This information indicates a fundamental difference in the melting characteristics of the two joint designs that should be noted. Falling weld speed creates forced compression of the shear joint which could prevent melt initiation at the surface and allow less heat in the joint, leading to fracture instead of welding. Rising weld speed, on the other hand, would cause a slow initiation of melt, allowing plenty of heat to dissipate into the shear, and then a fast push through the joint. This phenomenon likely explains why falling speed led to the lowest strength with the shear joint, while rising speed led to the highest.

The energy director joint, however, would react differently to the speed profiling. A rising speed may not achieve the same level of melt initiation with the smaller contact area of an energy director. Then the parts are quickly propelled together, squeezing out the melt rather than mixing it between the two parts. A falling speed on the other hand causes quick melt initiation, for which the small contact area of the energy director is better equipped. Then the parts are slowly compressed, allowing more time for melt mixing at the joint, for a stronger weld.

Figure 6 shows the time vs. distance and power curves for the speed variation experiments using the energy director samples.

It was demonstrated that slower speed resulted in the greatest weld strength for both joint designs. Table 4 below shows average weld strength for each speed magnitude tested. It is unsurprising that slower speeds resulted in greater strength as this allows more time for melt to form.

A graph of time vs. distance and power when preloading of the parts was implemented is shown in Figure 7.

Pre-loading the parts consists of applying force to the IBeam before triggering the ultrasonic vibration. Using this feature was found to increase weld strength for the shear joint with increased load, while decreasing weld strength for the energy director joint with increasing load, as shown in Table 5 below.

These results are most likely due to the different amount of initial contact area for each part. The shear has greater initial contact area, and therefore benefits from more compression prior to welding, allowing the surface asperities over the large surface area to be brought into more intimate contact. On the other hand, the energy director provides a very small initial contact area; greater pre-loading is not necessary and may lead to flattening of the peak.

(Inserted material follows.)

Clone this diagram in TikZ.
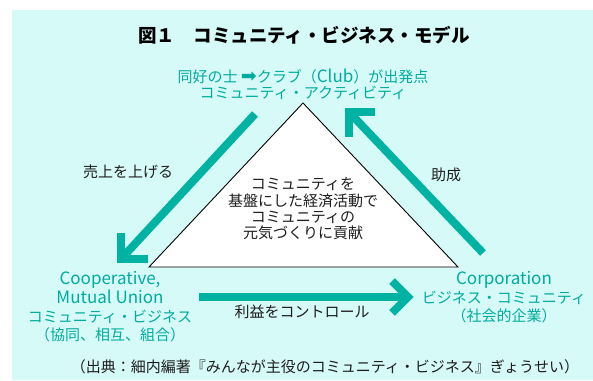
\documentclass[tikz,border=0pt]{standalone}
\usepackage{fontspec}
\setmainfont{Noto Sans CJK JP}
\newfontfamily\symfont{DejaVu Sans}
\usetikzlibrary{calc}
\definecolor{bgcyan}{RGB}{214,250,247}
\definecolor{tealA}{RGB}{0,178,162}
\definecolor{tealT}{RGB}{0,172,158}
\definecolor{txtgray}{RGB}{30,30,30}
\newcommand{\lat}[1]{{\fontsize{17}{18.7}\selectfont #1}}
\tikzset{
  shaft/.style={draw=tealA, line width=8pt},
  chev/.style={draw=tealA, line width=8pt, miter limit=10, line join=miter},
  lbl/.style={text=tealT, align=center, inner sep=0pt, font=\fontsize{15}{18.7}\selectfont},
  blk/.style={text=txtgray, align=center, inner sep=0pt, font=\fontsize{15}{16.3}\selectfont},
}
\begin{document}
\begin{tikzpicture}[x=1pt,y=-1pt]
\useasboundingbox (0,0) rectangle (593,380);
\fill[bgcyan] (12,10) rectangle (593,380);
% triangle
\coordinate (tl) at (149,267);
\coordinate (tt) at (303,103);
\coordinate (tr) at (458,267);
\draw[fill=white, draw=black, line width=0.9pt] (tl) -- (tt) -- (tr) -- cycle;
% left arrow (down-left)
\coordinate (la) at (255,114);
\coordinate (lb) at (121,259);
\draw[shaft] (la) -- (lb);
\draw[chev] ($(lb)+(0,-26)$) -- (lb) -- ($(lb)+(27,0)$);
% right arrow (up-left)
\coordinate (ra) at (483,253);
\coordinate (rb) at (349,112);
\draw[shaft] (ra) -- (rb);
\draw[chev] ($(rb)+(26,0)$) -- (rb) -- ($(rb)+(0,25)$);
% bottom arrow
\coordinate (ba) at (199,297);
\coordinate (bb) at (408,297);
\draw[shaft] (ba) -- (bb);
\draw[chev] ($(bb)+(-16,-16)$) -- (bb) -- ($(bb)+(-16,16)$);
% texts
\node[text=black, inner sep=0pt, font=\fontsize{18.5}{20}\selectfont\bfseries] (title) at (304,35) {図１　コミュニティ・ビジネス・モデル};
\node[lbl, font=\fontsize{15}{16.3}\selectfont] (top) at (303,84) {同好の士 {\symfont\fontsize{19}{16}\selectfont ➡}クラブ（\lat{Club}）が出発点\\コミュニティ・アクティビティ};
\node[lbl] (left) at (110,307) {\lat{Cooperative,}\\\lat{Mutual Union}\\コミュニティ・ビジネス\\（協同、相互、組合）};
\node[lbl, font=\fontsize{15}{18.5}\selectfont] (right) at (504,297.5) {\lat{Corporation}\\ビジネス・コミュニティ\\（社会的企業）};
\node[blk] (center) at (303,209) {コミュニティを\\基盤にした経済活動で\\コミュニティの\\元気づくりに貢献};
\node[blk] (uri) at (128,172) {売上を上げる};
\node[blk] (jo) at (446,175) {助成};
\node[blk] (ri) at (302,312) {利益をコントロール};
\node[blk] (src) at (325,367) {（出典：細内編著『みんなが主役のコミュニティ・ビジネス』ぎょうせい）};
\end{tikzpicture}
\end{document}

Experimentation with the round parts using the Dukane iQ Servo-Driven Ultrasonic Welder resulted in a standard deviation of 1.9% of the weld strength at the optimum weld parameters. Figure 8 shows the effect of weld speed and amplitude on standard deviation for a sample set of ten to fifteen parts. Decreasing weld speed and amplitude were found to decrease the standard deviation, while weld distance and hold distance had no independent effect.

Servo vs. Pneumatic Comparison
In the initial run of three hundred I-Beam parts, the pneumatic and servo welders produced very similar results. Samples welded with the servo welder, however, showed slightly greater weld strength and lower standard deviation of that weld strength and the collapse distance, as shown on Table 6 below.

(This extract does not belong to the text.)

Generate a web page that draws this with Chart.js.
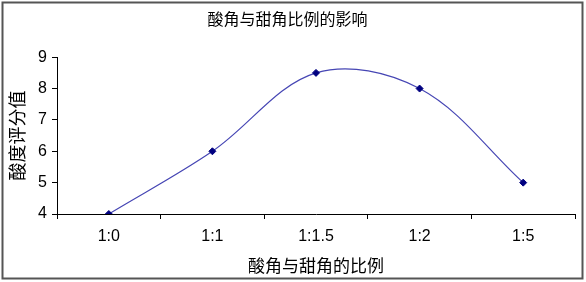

The follow-up experiment results showed that the parts welded with the servo achieved greater weld strength, lower standard deviation in the collapse distance, and equivalent standard deviation of the weld strength to the parts welded with the pneumatic welder. This is due to optimization of the servo welding parameters that was later implemented. Approximating the pneumatic process prevents full realization of the potential of the iQ Servo-Driven Ultrasonic Welder with MeltMatch® technology. In these follow-up experiments, the welder was optimized taking into account its unique parameters to increase weld strength and repeatability.

Figure 9 shows the collapse distance and power over the time of the weld for the weakest, strongest, and average weld strength as welded by the servo welder. Figure 10 shows the same for the pneumatic welder.

Figure 11 shows the relationship between weld strength and collapse distance for parts welded by both welders. It is interesting to note here that the collapse distance of the pneumatic welder shows a general positive correlation to weld strength, as is typically reported. This trend is not the same, however, with the servo welder.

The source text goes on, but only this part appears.